I want to go back briefly to the question raised by the member for Banks (Mr Melham) and the role of my former adviser. My former adviser left me on Friday 9 May and the following Monday he appeared as the chief adviser to the member for Oxley (Ms Hanson). I have to say that I regarded that as an act of treachery. I regarded that as an act of betrayal of me, of the local Liberal Party which gave him an enormous amount of support as the preselected candidate for Manly, and of a great many citizens of Manly who had reposed their trust and confidence in him.
Mr Martin Ferguson
—Was he in your faction?
Mr ABBOTT
—As a matter of fact, if we had factions in the Liberal Party—and we do not—he would have been in the other faction. It was, if you like, as a way of handing an olive branch to others that he entered my office.

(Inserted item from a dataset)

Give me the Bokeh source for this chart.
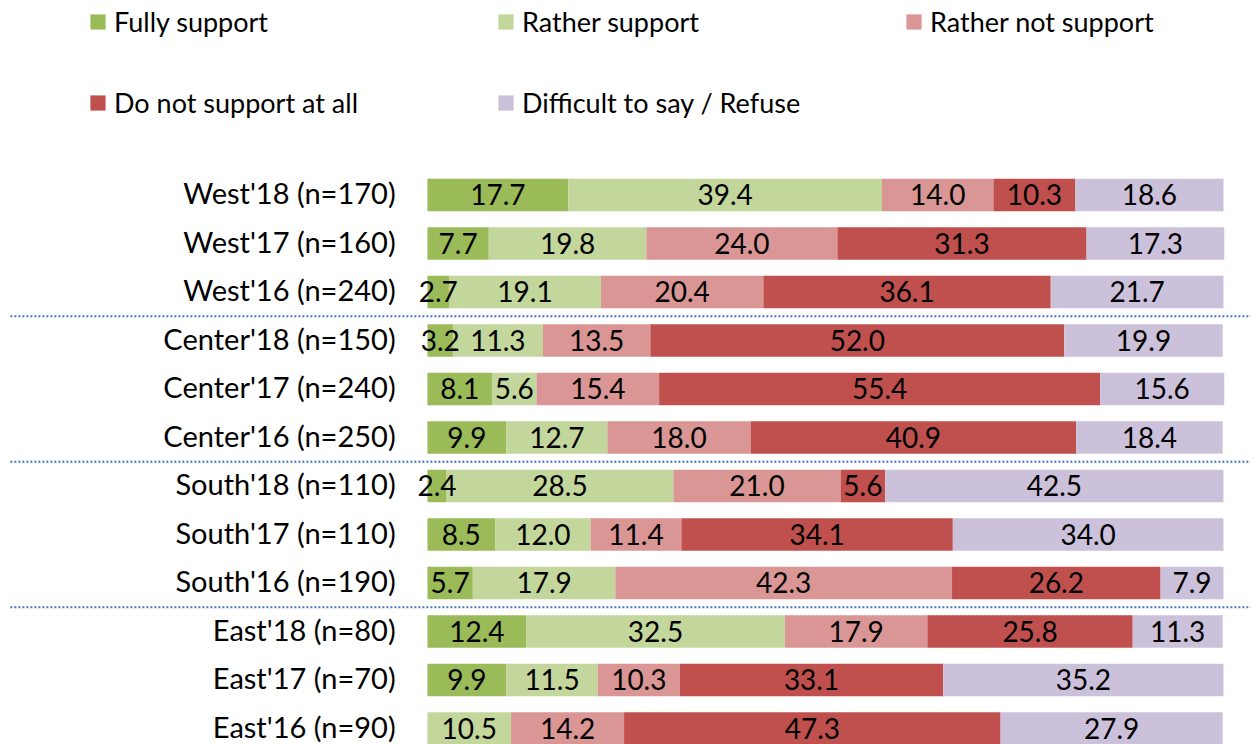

Opposition members interjecting—
Mr DEPUTY SPEAKER (Mr Hollis)
—Order! The parliamentary secretary will be heard in silence.
Mr ABBOTT
—After he left my employ, I asked for a check to be made of his mobile phone calls. It became apparent that he had made dozens of phone calls on a departmental mobile phone, going back to late last year, to the member for Oxley and to David Ettridge. Obviously, these had absolutely nothing whatsoever to do with his duties as my staff member. They had absolutely nothing to do with his role in helping to liaise between the department and me. I wrote two letters to the departmental secretary seeking the investigation of those phone calls and seeking the recovery of any costs that were incurred that were not properly attributable to his work for me. I believe that those investigations are continuing.
Not long after he left my office, I was contacted by David Thomas, a former employee of the member for Oxley, who let me know that while my former staffer was employed by me he had attended some functions which again had absolutely nothing to do with his employment by me or his work in liaising with the department, but had everything to do with the moonlighting he had been doing for the member for Oxley.
I have also written to the Department of Administrative Services seeking an investigation of one trip and one section of another trip, because again I am absolutely determined to ensure that no costs will be incurred by the taxpayers for activities which helped to enable my former staffer to assist the member for Oxley.
Obviously, the behaviour of my former staffer is hugely embarrassing for me and for the local Liberal Party, but it is also a real problem for the member for Oxley. The member for Oxley has taken onto her staff someone with so little sense of propriety, someone with so little sense of discretion about the use of government resources that he was prepared to use those government resources quite freely in ways which had nothing to do with his work for me as the member for Warringah, nothing to do with his work for the electors of Warringah, and nothing whatsoever to do with his work for the department.
In fact, information provided by David Thomas suggests that not only did he do this when he was working for me but now that he is working for the member for Oxley, even though he is employed by her in her capacity as an independent member of parliament, he is working full-time on the establishment of the One Nation Party. This strikes me as being at odds with the spirit, if not the letter, of the provisions under which independent members get an extra staff entitlement.
There are some very serious issues for the member for Oxley here. She preaches restraint in the use of government funds, but it is hard to see that it is being practised. So far, the member for Oxley, as an independent, looks to resemble Senator Colston more than she does Ted Mack.